The Market Today

Existing Home Sales Disappoint, Net Worth Hits New Record, Stocks Keep Running

by Craig Dismuke, Dudley Carter


The only economic reports on the calendar today include the preliminary September reports on manufacturing and service sector activity from Markit.  In yesterday’s report on 2Q Household Net Worth, net worth rose to a new record-high of $106.9 trillion as real estate assets jumped $320 bn and financial assets grew another $1.8 tn.  Overall debt levels remain low for households.  Along with record-high asset values the consumer remains in a very stable position.

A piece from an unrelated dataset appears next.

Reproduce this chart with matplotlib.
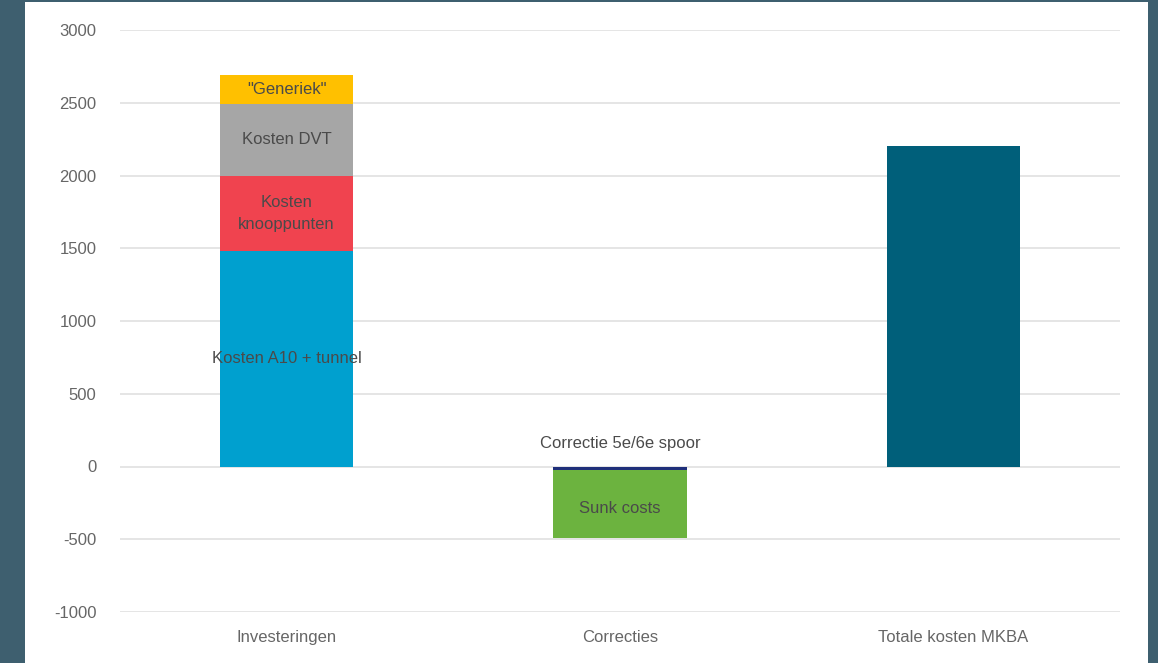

Yesterday – A Pair of Records: The Dow rallied 0.95% Thursday to close at 26,657 in its first record-setting session since January 26. The S&P gained a smaller 0.78% but also finished at a new all-time high for the first since August 29. The Nasdaq climbed a stronger 0.98% but ended 1.0% shy of its current all-time peak. As evidence that investors were less concerned about a trade war, at least for the time being, shares of Caterpillar and Boeing were the biggest point contributors to the Dow’s gain. The improved sentiment, however, was far reaching as all nine sectors rose and four moving up more than 1%. Ten of the S&P 500’s 11 sectors ended positively, with tech leading all gains. Treasury yields also pushed strongly higher early, but receded throughout the day to end flatter but little changed. The 2-year yield finished 1.3 bps higher at 2.80% after climbing as much as 2.7 bps earlier in the day. The 10-year yield reached as high as 3.09% but fell back to end unchanged at 3.06%. The Dollar, however, didn’t reverse its early move lower, with the U.S. currency closing down 0.7% and at its lowest level in more than two months.

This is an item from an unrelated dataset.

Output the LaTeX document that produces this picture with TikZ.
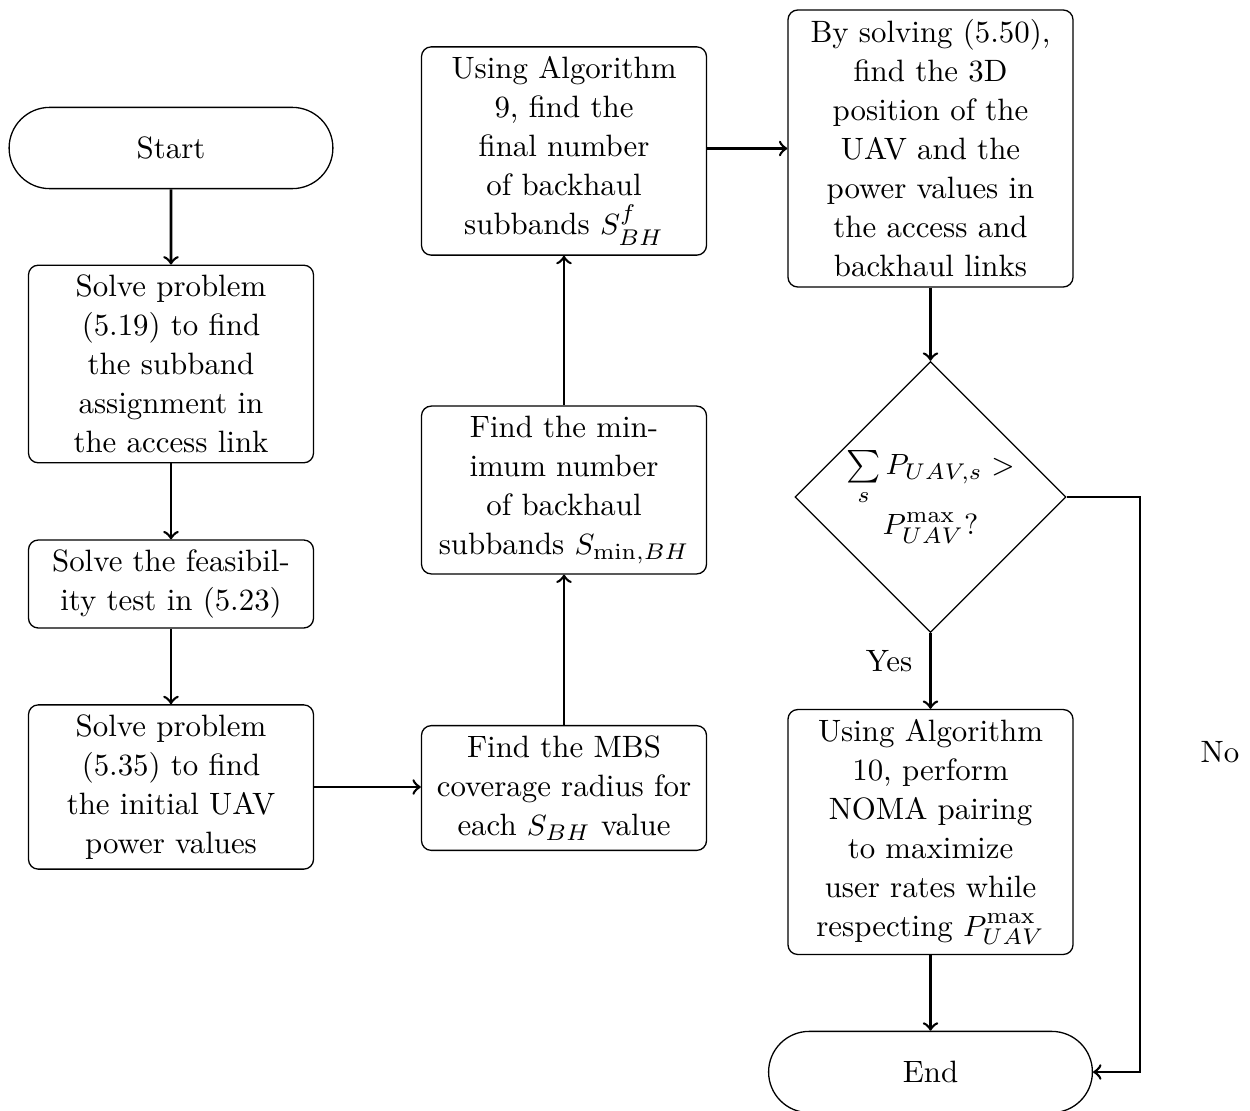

Overnight – Foreign Stocks Head into the Weekend on a High Note: With this week’s tariffs action one day further removed from the fore of their minds, global investors continued to push equities higher heading in to the weekend. Foreign indices have strengthened following a pair of records yesterday in the U.S. China’s CSI led all global gains, with the CSI 300 up a sharp 3.0% to its highest level since August 1. The index is up 5.2% from last Friday marking its strongest weekly performance since November 2015. As a central bank aside, the Bank of Japan’s 2%  inflation target was unthreatened by the August CPI report, which showed core inflation rose 0.9% YoY. In Europe, the risk tone remains firm ahead of U.S. trading. The national indices are holding healthy gains which have helped push the Stoxx Europe 600 up 0.4%. The broad index has risen in six consecutive session, the longest positive stretch since July. Composite PMIs in France and Germany fell short of estimates for September, driving the Eurozone-wide result down unexpectedly to its softest reading since May. Those reports also pulled European government bond yields quickly down from daily highs to lower on the day. U.S. Treasury yields were affected by the gravitational pull emanating from Europe, but remained higher just before 7 a.m. CT. The curve inside of 10 years was roughly 1.0 bps above Thursday’s closing levels; the 10-year was trading at 3.07%. U.S. equity futures were mixed but little changed.



Existing Homes Sales Miss Again: Existing home sales were flat in August, missing expectations for a fifth month in a row and holding at their slowest pace since February 2016. Sales in the South and West, which account for nearly two-thirds of total activity, fell 0.5% and 5.9%, respectively. The slowdown in the South was the sixth consecutive and took sales to their slowest pace since last October. The 5.9% pullback in the West was the sixth this year and the sharpest since November 2015, which also represented the last month with a weaker sales volume. Supply on hand was unchanged for a third time at 4.3 months and both the median and average price cooled for a second month, consistent with expected seasonal patterns. On a YoY basis, the median price was 4.6% higher, below its average 2017 pace of 6.0%. In a sign that demand remains steady, homes sat on the market for just 29 days in August, up from the 27 days in July but still below the 30 days it took to procure a contract in August 2017. With scarce inventories a big driver of the upward price pressure that has helped sideline potential buyers, the fact inventories grew YoY for the first time since May 2015 offered a hint of positivity for a sector saturated recently by gloomy data points.